If she was not so light hearted about what was happening, I probably would have started bawling.

She pointed out we are all going to die and to get prepared isn’t a bad thing.

I am one of those people who hasn’t gone out of my way to get ready for my demise. Listening to KC made me realize how much I could burden my family by not being prepared. KC has already picked out the church for her funeral.

Her bravery was nothing new for me. She has been this way forever. As she talked to me how good hospice was, I took comfort.

I don’t want my friend out of my life anytime soon. There is a good chance she won’t be.

“Mike I am not dead yet,” KC said. “I can still wipe my behind and live my life with good quality. Going into hospice is just smart.”

When I got off the phone with her, I felt changed. I haven’t really ever been scared of dying, mostly due to my spirituality, but seldom have I taken much time to think about it either. KC’s phone call changed that. I knew I owed it to my family to take care of fundamentals that happen when a person passes on.

I went about the next few days, being a bit bummed about not flying straight to Virginia to visit her, although as she eloquently told me, she wasn’t dead yet. The snow that kept coming down day after day reminded me how little control I have over the world. In fact, the closure of roads for several days kept me from work and kept me pretty much in my house (not counting shoveling my driveway). I found myself looking at pics of KC that are throughout my home and I was blasted with the great memories we had made together.

Then, not being able to get to a place I was supposed to be on the Saturday after talking to KC almost sent my world crashing. The people I had let down could not have been more understanding, but I found myself sitting in the dark office of the Sun on a Saturday morning with tears running down my face.

I don’t want to go over my stupid stoic nature that, for some reason, keeps tears at a minimum. But really, tears don’t come easy to me.
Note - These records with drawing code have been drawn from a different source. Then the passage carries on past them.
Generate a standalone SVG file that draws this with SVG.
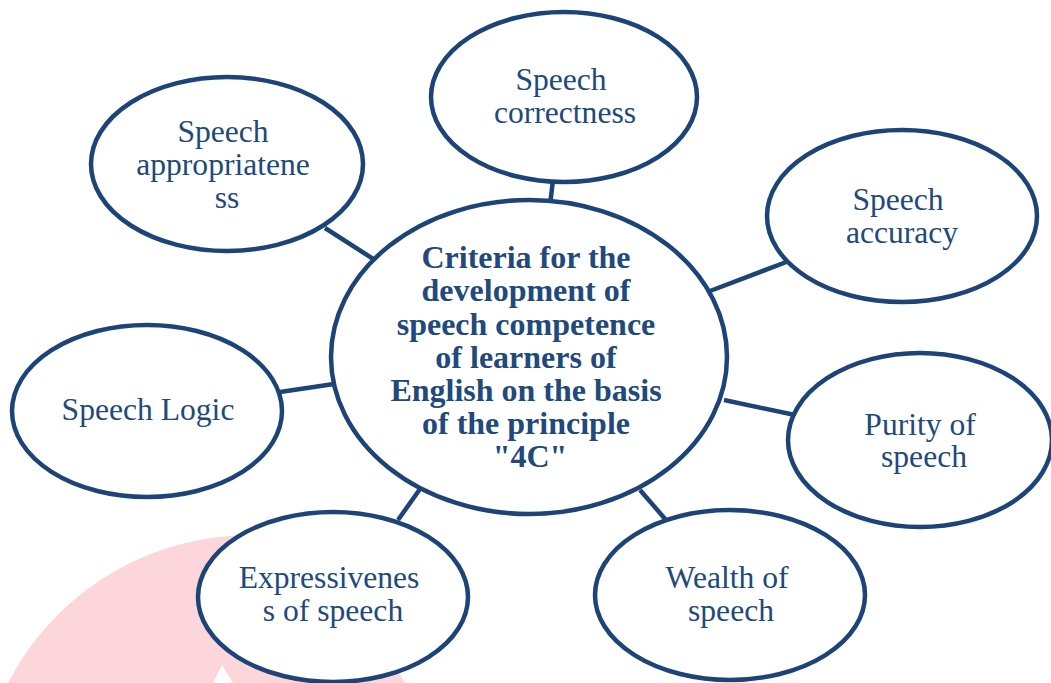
<svg xmlns="http://www.w3.org/2000/svg" width="1051" height="683" viewBox="0 0 1051 683">
  <style>
    .bubble { fill: #ffffff; stroke: #1d4476; stroke-width: 4.5; }
    .link { stroke: #1d4476; stroke-width: 4.5; fill: none; }
    .label { font-family: 'Liberation Serif', 'Times New Roman', serif; font-size: 31.6px; fill: #21497c; text-anchor: middle; }
    .title { font-family: 'Liberation Serif', 'Times New Roman', serif; font-size: 32px; font-weight: bold; fill: #21497c; text-anchor: middle; }
  </style>

  <rect width="1051" height="683" fill="#ffffff"/>

  <!-- faint background emblem -->
  <g id="emblem">
    <path d="M 8 683 A 272 272 0 0 1 300 540 L 330 560 L 405 683 Z" fill="#fcd6db"/>
    <path d="M 213 683 L 222 665 L 233 683 Z" fill="#ffffff"/>
  </g>

  <!-- spokes from the hub to each criterion -->
  <g id="connectors">
    <line class="link" x1="325" y1="228" x2="378" y2="262"/>
    <line class="link" x1="553" y1="180" x2="550" y2="205"/>
    <line class="link" x1="789" y1="261" x2="710" y2="291"/>
    <line class="link" x1="280" y1="392" x2="334" y2="384"/>
    <line class="link" x1="724" y1="400" x2="795" y2="415"/>
    <line class="link" x1="640" y1="490" x2="666" y2="520"/>
    <line class="link" x1="420" y1="489" x2="398" y2="520"/>
  </g>

  <g id="hub">
    <ellipse class="bubble" cx="529" cy="357" rx="198" ry="157"/>
    <text class="title">
      <tspan x="530" y="268">Criteria for the</tspan>
      <tspan x="530" y="301">development of</tspan>
      <tspan x="530" y="335">speech competence</tspan>
      <tspan x="530" y="368">of learners of</tspan>
      <tspan x="530" y="401">English on the basis</tspan>
      <tspan x="530" y="434">of the principle</tspan>
      <tspan x="530" y="467">"4C"</tspan>
    </text>
  </g>

  <g id="correctness">
    <ellipse class="bubble" cx="564" cy="97" rx="133" ry="85"/>
    <text class="label">
      <tspan x="565" y="90">Speech</tspan>
      <tspan x="565" y="123">correctness</tspan>
    </text>
  </g>

  <g id="appropriateness">
    <ellipse class="bubble" cx="227" cy="164" rx="136" ry="87"/>
    <text class="label">
      <tspan x="227" y="142">Speech</tspan>
      <tspan x="227" y="175">appropriatene</tspan>
      <tspan x="227" y="208">ss</tspan>
    </text>
  </g>

  <g id="accuracy">
    <ellipse class="bubble" cx="902" cy="216" rx="135" ry="86"/>
    <text class="label">
      <tspan x="902" y="210">Speech</tspan>
      <tspan x="902" y="243">accuracy</tspan>
    </text>
  </g>

  <g id="logic">
    <ellipse class="bubble" cx="147" cy="411" rx="135" ry="86"/>
    <text class="label">
      <tspan x="148" y="420">Speech Logic</tspan>
    </text>
  </g>

  <g id="purity">
    <ellipse class="bubble" cx="920" cy="440" rx="132" ry="87"/>
    <text class="label">
      <tspan x="924" y="435">Purity of</tspan>
      <tspan x="924" y="467">speech</tspan>
    </text>
  </g>

  <g id="wealth">
    <ellipse class="bubble" cx="730" cy="595" rx="135" ry="85"/>
    <text class="label">
      <tspan x="731" y="588">Wealth of</tspan>
      <tspan x="731" y="621">speech</tspan>
    </text>
  </g>

  <g id="expressiveness">
    <ellipse class="bubble" cx="333" cy="597" rx="135" ry="85"/>
    <text class="label">
      <tspan x="333" y="588">Expressivenes</tspan>
      <tspan x="333" y="621">s of speech</tspan>
    </text>
  </g>
</svg>
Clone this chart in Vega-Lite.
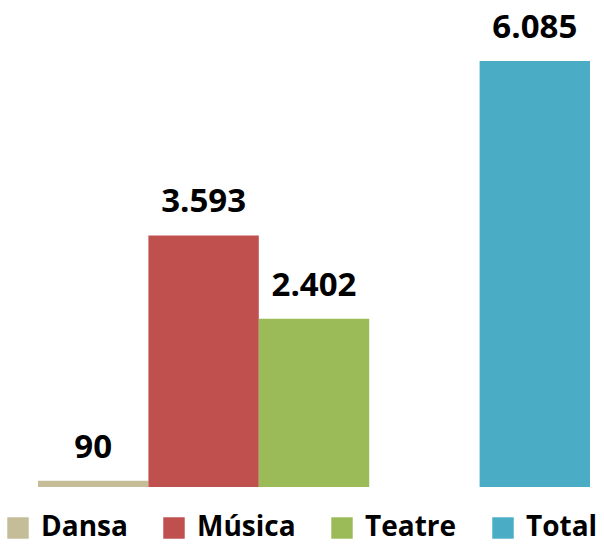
{
  "$schema": "https://vega.github.io/schema/vega-lite/v6.json",
  "width": 552,
  "height": 426,
  "autosize": {"type": "none"},
  "padding": {"left": 38, "top": 61, "right": 14, "bottom": 57},
  "config": {
    "view": {"stroke": null},
    "locale": {"number": {"decimal": ",", "thousands": ".", "grouping": [3], "currency": ["", " €"]}}
  },
  "data": {
    "values": [
      {"cat": "Dansa", "value": 90},
      {"cat": "Música", "value": 3593},
      {"cat": "Teatre", "value": 2402},
      {"cat": "Total", "value": 6085}
    ]
  },
  "encoding": {
    "x": {
      "field": "cat",
      "type": "nominal",
      "sort": null,
      "scale": {"domain": ["Dansa", "Música", "Teatre", "_", "Total"], "paddingInner": 0, "paddingOuter": 0},
      "axis": null
    },
    "y": {
      "field": "value",
      "type": "quantitative",
      "scale": {"domain": [0, 6085], "nice": false, "zero": true},
      "axis": null
    }
  },
  "layer": [
    {
      "mark": {"type": "bar"},
      "encoding": {
        "color": {
          "field": "cat",
          "type": "nominal",
          "scale": {"domain": ["Dansa", "Música", "Teatre", "Total"], "range": ["#C4BD97", "#C0504D", "#9BBB59", "#4BACC6"]},
          "legend": {
            "title": null,
            "orient": "none",
            "legendX": -34,
            "legendY": 453,
            "direction": "horizontal",
            "padding": 0,
            "symbolType": "square",
            "symbolSize": 460,
            "symbolStrokeWidth": 0,
            "symbolOpacity": 1,
            "labelFont": "Open Sans",
            "labelFontWeight": "bold",
            "labelFontSize": 28,
            "labelColor": "#000000",
            "labelOffset": 9,
            "columnPadding": 32,
            "labelLimit": 300
          }
        }
      }
    },
    {
      "mark": {"type": "text", "font": "Open Sans", "fontWeight": "bold", "fontSize": 33, "baseline": "alphabetic", "dy": -23, "color": "#000000"},
      "encoding": {
        "text": {"field": "value", "type": "quantitative", "format": ",d"}
      }
    }
  ]
}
Anyway, tears flowing in a dark office made me realize how frustrated I was I couldn’t control much about life. Even things such as getting a date wrong happen—and although certainly preventable, you can’t change the circumstance once it occurs.

I really could feel my perspective on life changing. It was crazy to me as I sat in the dark office, that I was facing the cold reality of how little I can control in life. What I can control is getting ready for the end by taking responsibility that it is going to happen.

It is time for me to do this so I don’t leave everything for my family to deal with. It really isn’t fair to them or any loved ones.

KC had shown me this.

I was blessed the day she came into my life so long ago and I feel that way still.

So although she tells me, she has never died before and laughs, I have to tell her she will never be dead as long as I am alive.

I am sure others will tell her this too.

Her impact on me and others is just way too strong.

Anyway, two to three years is a long ways off and who knows what life has planned for her, me or anyone.

I just know when my time comes I will be much better prepared than I was a couple weeks ago.